I’ve never claimed to be the fastest runner but I have always been able to keep a decent pace. I’ve encouraged people faster than me, slower than me, and at my pace to come to parkrun. I think everyone is better for coming to parkrun and we celebrate all times and paces at parkrun as though you just won Olympic gold!
But then this past week I suffered from what I can only characterize as a severe neurological meltdown. I could no longer keep that decent pace because I couldn’t walk and I couldn’t talk. And I will admit, in the midst of my worst moments, I did think “please don’t make me miss another parkrun,” probably not where my priorities should have been, but that’s where they were.
I finally left the hospital on Friday with my walking still severely compromised, which meant I had to use a walker at parkrun the following day. I had also used it at a grocery store, where I kept getting weird looks from people and could feel judgment and it felt a little disarming.
But not at parkrun! I covered my walker in streamers and glitter and I was ready to go! From start to finish everyone at parkrun was so helpful! Dan picked me up so I could get there, then at parkrun everyone wanted to make sure I was ok, and helped me get around. They wanted photos with me and my sparkly walker which made me feel like a minor parkrun celebrity. There was no judgement and no looks and I was welcomed back with open arms!
Parkrun is in fact for everyone. In my handicapped state, I was still able to participate as a volunteer, but If I wanted to walk the course that day, the team would have been cheering me on and helping me complete the full 5K with my walker.
If you think you’re not fast enough for parkrun, or you’re differently abled and think you might not be accepted, please come talk to me! Parkrun is the best community where all are welcomed!
Love and Grattitude,
(I was not your run director this week, but Dan let me write the report anyways)

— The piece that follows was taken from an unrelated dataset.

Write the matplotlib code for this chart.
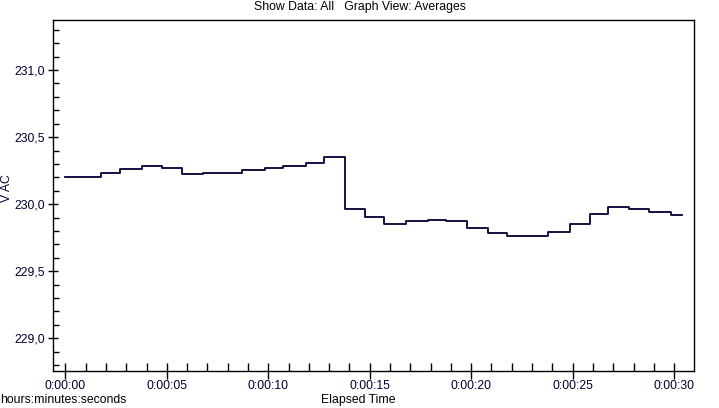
import matplotlib
matplotlib.use("Agg")
import matplotlib.pyplot as plt
from matplotlib.ticker import FixedLocator, MultipleLocator

# Data: step transition times (s) and averaged V AC values
times = [0.0, 1.76, 2.71, 3.80, 4.75, 5.74, 6.80, 8.72, 9.86, 10.74, 11.85,
         12.76, 13.80, 14.79, 15.72, 16.81, 17.86, 18.78, 19.81, 20.85, 21.75,
         23.80, 24.89, 25.83, 26.76, 27.80, 28.78, 29.84]
end_time = 30.38
values = [230.20, 230.23, 230.26, 230.285, 230.27, 230.225, 230.23, 230.255,
          230.27, 230.285, 230.305, 230.35, 229.965, 229.905, 229.85, 229.875,
          229.883, 229.875, 229.82, 229.785, 229.76, 229.79, 229.85, 229.925,
          229.978, 229.963, 229.943, 229.918]

x_ticks = [0, 5, 10, 15, 20, 25, 30]
x_tick_labels = ["0:00:00", "0:00:05", "0:00:10", "0:00:15", "0:00:20", "0:00:25", "0:00:30"]
y_ticks = [229.0, 229.5, 230.0, 230.5, 231.0]
y_tick_labels = ["229,0", "229,5", "230,0", "230,5", "231,0"]

title = "Show Data: All   Graph View: Averages"
ylabel = "V AC"
xlabel = "Elapsed Time"
unit_label = "hours:minutes:seconds"

plt.rcParams['font.family'] = ['Liberation Sans', 'DejaVu Sans']

fig = plt.figure(figsize=(7.19, 4.08), dpi=100)
ax = fig.add_axes([53/719, 1-371/408, (694-53)/719, (371-20)/408])

ax.step(times + [end_time], values + [values[-1]], where='post',
        color='#000033', linewidth=1.3)

ax.set_xlim(-0.61, 30.98)
ax.set_ylim(228.756, 231.373)

ax.xaxis.set_major_locator(FixedLocator(x_ticks))
ax.set_xticklabels(x_tick_labels)
ax.xaxis.set_minor_locator(MultipleLocator(1))
ax.yaxis.set_major_locator(FixedLocator(y_ticks))
ax.set_yticklabels(y_tick_labels)
ax.yaxis.set_minor_locator(MultipleLocator(0.1))

ax.tick_params(axis='x', which='major', direction='inout', length=11, width=1,
               pad=1, labelsize=8.8, labelcolor='#000033', color='black')
ax.tick_params(axis='x', which='minor', direction='in', length=5.5, width=1, color='black')
ax.tick_params(axis='y', which='major', direction='inout', length=7.5, width=1,
               pad=2, labelsize=8.8, labelcolor='#000033', color='black')
ax.tick_params(axis='y', which='minor', direction='in', length=4.2, width=1, color='black')

for s in ['top', 'right', 'left', 'bottom']:
    ax.spines[s].set_linewidth(1.0)
    ax.spines[s].set_color('black')

fig.text(360/719, 1-7/408, title, ha='center', va='center', fontsize=8.8, color='black')
fig.text(7.5/719, 1-188/408, ylabel, ha='center', va='center', rotation=90,
         fontsize=8.8, color='#000033')
fig.text(358/719, 1-400/408, xlabel, ha='center', va='center', fontsize=8.8, color='black')
fig.text(0, 1-400/408, unit_label, ha='left', va='center', fontsize=8.8, color='black')

fig.savefig("out.png", dpi=100)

PS: Just about all my visitors at the hospital were parkrun friends. Parkrun is a community that doesn't just exist on Saturday at 9am. Even though I couldn't walk or talk, I felt like the luckiest girl to receive so much love from the parkrun community. I had about 10 parkrun friends visit me in the hospital on Christmas, so I am in fact the luckiest girl! Parkrun truly has changed my life in Boston, and I feel indebted to it!